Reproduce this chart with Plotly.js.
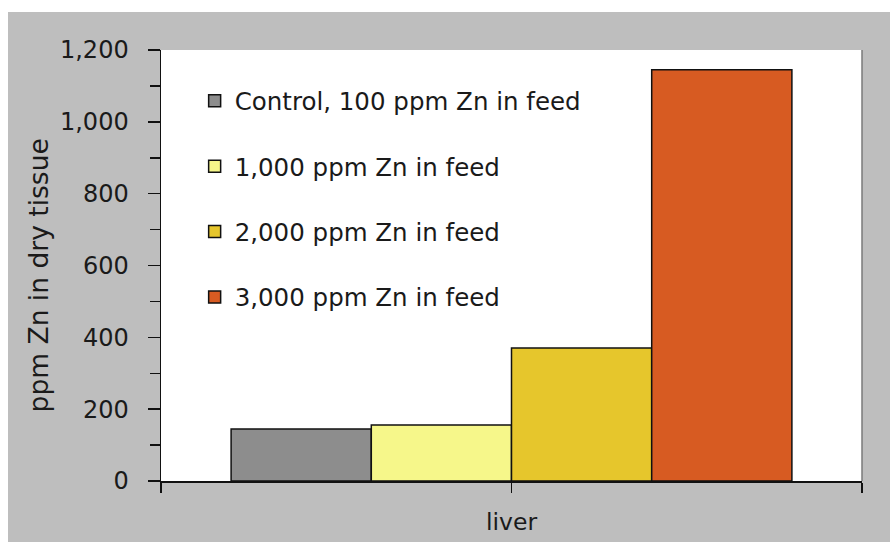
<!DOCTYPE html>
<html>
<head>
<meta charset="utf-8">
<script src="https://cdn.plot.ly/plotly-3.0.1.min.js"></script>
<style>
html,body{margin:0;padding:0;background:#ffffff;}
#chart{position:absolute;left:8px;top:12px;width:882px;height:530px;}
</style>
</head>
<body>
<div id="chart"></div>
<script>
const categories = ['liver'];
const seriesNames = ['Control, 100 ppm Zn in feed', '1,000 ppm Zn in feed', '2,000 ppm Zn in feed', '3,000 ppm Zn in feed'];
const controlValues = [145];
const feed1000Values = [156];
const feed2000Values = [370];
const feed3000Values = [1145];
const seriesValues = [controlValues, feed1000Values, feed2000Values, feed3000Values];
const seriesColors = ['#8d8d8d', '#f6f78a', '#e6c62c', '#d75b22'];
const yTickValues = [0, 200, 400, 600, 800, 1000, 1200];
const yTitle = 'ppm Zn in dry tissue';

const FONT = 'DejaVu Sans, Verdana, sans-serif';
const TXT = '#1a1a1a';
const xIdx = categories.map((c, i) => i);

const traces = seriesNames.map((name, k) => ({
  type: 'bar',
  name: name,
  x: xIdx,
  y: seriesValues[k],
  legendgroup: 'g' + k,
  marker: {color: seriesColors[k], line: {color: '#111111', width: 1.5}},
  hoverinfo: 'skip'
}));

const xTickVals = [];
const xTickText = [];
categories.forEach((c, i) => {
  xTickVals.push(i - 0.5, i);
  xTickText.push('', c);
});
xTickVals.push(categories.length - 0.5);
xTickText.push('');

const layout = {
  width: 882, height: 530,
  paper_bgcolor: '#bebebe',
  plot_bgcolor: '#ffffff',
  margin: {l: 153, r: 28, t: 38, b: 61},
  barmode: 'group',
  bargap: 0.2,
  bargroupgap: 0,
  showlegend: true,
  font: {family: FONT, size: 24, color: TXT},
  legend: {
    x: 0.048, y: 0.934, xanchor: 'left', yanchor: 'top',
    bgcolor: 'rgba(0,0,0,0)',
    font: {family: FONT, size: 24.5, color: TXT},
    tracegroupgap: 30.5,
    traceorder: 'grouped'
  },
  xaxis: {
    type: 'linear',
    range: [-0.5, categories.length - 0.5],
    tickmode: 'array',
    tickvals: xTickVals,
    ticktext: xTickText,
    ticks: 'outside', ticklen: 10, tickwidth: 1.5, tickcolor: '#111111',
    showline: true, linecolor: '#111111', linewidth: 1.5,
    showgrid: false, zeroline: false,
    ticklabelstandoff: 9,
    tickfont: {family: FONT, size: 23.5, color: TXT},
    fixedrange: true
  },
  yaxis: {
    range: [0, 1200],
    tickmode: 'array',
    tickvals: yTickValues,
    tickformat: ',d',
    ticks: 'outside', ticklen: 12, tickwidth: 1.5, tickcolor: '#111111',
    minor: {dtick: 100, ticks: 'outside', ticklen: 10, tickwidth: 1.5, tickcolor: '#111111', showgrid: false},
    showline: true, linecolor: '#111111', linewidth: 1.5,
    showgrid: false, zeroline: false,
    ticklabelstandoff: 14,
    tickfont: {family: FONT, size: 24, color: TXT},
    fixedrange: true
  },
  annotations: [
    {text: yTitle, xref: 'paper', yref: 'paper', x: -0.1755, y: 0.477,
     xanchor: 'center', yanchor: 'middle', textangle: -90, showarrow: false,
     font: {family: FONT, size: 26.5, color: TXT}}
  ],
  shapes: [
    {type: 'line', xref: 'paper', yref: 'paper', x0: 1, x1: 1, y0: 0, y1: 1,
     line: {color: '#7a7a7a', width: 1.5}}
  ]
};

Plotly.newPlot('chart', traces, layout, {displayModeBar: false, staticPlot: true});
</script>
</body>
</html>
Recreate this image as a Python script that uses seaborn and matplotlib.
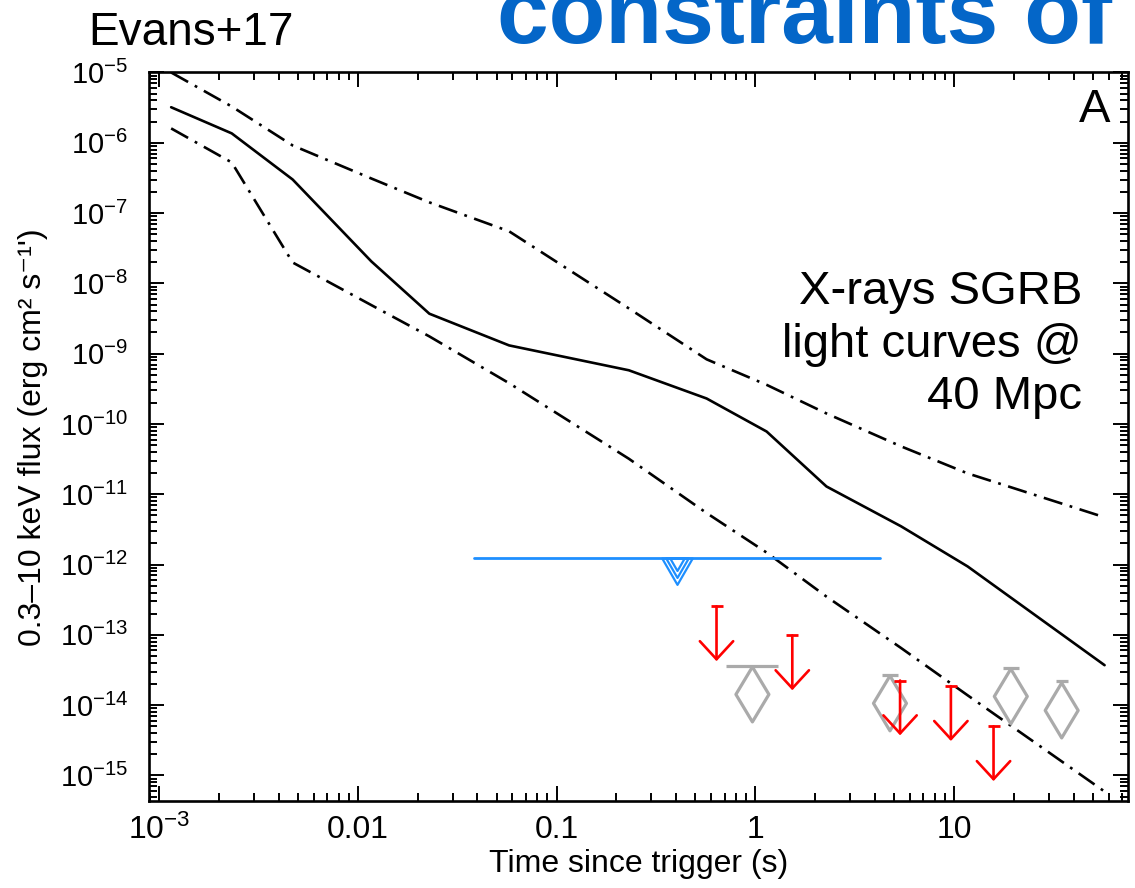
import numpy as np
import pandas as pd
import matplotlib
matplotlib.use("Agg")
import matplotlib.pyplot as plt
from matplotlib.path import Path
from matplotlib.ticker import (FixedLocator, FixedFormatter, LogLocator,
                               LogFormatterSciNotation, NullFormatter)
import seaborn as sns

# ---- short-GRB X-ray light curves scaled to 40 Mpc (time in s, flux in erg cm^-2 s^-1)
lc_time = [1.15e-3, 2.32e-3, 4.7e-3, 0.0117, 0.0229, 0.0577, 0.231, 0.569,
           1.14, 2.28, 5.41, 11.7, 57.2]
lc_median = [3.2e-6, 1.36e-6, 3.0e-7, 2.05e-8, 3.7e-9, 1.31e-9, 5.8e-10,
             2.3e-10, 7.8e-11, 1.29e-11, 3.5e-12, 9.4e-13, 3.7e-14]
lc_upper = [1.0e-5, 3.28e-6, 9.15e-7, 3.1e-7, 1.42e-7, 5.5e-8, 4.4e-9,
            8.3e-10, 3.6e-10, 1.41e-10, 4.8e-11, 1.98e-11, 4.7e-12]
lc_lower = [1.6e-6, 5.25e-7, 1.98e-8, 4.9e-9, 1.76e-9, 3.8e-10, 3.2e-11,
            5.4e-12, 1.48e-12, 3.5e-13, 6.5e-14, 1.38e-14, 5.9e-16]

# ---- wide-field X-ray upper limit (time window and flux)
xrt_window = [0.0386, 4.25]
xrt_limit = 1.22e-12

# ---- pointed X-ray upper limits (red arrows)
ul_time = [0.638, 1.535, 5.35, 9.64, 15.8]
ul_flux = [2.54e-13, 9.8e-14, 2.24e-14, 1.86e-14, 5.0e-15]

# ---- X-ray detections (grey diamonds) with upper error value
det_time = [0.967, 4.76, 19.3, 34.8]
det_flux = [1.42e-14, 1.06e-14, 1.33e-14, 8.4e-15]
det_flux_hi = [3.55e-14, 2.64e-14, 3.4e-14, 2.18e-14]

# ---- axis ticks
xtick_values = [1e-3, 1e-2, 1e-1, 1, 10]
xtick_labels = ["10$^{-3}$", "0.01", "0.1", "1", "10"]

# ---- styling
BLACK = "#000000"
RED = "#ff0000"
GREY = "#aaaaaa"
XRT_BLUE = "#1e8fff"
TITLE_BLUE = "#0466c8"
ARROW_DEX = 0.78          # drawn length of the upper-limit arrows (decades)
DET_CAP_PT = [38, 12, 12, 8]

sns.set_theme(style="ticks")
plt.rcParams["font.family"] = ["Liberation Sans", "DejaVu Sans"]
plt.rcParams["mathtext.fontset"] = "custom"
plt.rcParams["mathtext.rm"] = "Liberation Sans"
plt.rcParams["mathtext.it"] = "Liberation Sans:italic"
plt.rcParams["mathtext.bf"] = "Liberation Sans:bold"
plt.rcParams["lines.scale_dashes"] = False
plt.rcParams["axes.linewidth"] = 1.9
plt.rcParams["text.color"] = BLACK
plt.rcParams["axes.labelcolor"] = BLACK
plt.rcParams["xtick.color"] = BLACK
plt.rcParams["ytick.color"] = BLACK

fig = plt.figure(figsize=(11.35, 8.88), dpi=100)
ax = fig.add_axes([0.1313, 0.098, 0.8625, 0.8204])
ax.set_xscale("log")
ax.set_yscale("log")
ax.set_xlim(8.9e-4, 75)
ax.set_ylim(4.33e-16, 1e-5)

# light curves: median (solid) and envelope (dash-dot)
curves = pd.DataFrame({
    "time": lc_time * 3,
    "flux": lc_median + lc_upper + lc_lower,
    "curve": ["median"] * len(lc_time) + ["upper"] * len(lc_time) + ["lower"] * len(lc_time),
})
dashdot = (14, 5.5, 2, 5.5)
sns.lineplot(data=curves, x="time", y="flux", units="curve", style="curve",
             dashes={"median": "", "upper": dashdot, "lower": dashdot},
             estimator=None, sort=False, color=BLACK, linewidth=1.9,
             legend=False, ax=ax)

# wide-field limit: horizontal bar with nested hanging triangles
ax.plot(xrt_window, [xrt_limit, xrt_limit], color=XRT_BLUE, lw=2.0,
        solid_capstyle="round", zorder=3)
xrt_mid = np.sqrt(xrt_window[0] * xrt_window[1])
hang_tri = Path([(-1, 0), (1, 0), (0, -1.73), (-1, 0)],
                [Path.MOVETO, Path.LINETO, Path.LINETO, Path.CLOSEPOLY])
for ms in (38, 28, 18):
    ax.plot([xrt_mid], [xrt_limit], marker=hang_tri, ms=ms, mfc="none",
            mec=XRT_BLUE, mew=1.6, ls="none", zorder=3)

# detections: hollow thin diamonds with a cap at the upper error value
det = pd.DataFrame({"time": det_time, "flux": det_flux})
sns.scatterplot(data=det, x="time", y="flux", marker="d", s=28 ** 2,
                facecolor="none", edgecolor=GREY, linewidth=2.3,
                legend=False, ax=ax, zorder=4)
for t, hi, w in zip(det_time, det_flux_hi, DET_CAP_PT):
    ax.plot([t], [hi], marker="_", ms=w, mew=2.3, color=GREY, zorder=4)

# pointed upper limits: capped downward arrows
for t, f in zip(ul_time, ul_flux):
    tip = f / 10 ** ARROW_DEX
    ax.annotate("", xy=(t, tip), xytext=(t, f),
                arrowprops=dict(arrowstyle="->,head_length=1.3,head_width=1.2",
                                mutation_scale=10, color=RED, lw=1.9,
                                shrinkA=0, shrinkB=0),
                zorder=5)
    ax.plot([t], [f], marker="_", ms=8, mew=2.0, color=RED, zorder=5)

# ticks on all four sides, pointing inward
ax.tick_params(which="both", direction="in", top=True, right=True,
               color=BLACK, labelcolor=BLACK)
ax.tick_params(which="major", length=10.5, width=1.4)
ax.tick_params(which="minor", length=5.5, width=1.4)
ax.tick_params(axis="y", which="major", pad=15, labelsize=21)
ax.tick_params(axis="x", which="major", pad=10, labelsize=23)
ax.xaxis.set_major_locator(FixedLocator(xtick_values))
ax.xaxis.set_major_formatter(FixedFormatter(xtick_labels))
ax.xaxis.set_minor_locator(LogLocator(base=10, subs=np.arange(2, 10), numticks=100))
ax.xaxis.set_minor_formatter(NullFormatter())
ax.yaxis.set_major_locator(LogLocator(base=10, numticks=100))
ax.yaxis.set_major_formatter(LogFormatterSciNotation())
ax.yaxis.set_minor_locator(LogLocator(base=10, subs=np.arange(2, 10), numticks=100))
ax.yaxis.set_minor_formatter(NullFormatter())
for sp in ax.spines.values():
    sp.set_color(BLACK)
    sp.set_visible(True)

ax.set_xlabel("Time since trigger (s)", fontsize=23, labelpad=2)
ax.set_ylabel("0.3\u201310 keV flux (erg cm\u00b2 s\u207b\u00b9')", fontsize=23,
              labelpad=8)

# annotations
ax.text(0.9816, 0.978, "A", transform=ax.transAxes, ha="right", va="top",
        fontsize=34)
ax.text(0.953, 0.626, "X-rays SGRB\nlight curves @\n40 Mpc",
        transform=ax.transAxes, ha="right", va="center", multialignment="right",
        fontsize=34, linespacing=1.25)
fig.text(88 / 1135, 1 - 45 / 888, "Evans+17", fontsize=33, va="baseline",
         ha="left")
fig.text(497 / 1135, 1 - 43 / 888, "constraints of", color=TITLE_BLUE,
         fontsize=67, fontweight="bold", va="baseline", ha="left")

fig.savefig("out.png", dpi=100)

+-------+

**WHAT THE TASK ASKS:** Look over the records above and copy each line that includes the string "chart".

**TASK SOLUTION:**
Reproduce this chart with Plotly.js.
#chart{position:absolute;left:8px;top:12px;width:882px;height:530px;}
<div id="chart"></div>
Plotly.newPlot('chart', traces, layout, {displayModeBar: false, staticPlot: true});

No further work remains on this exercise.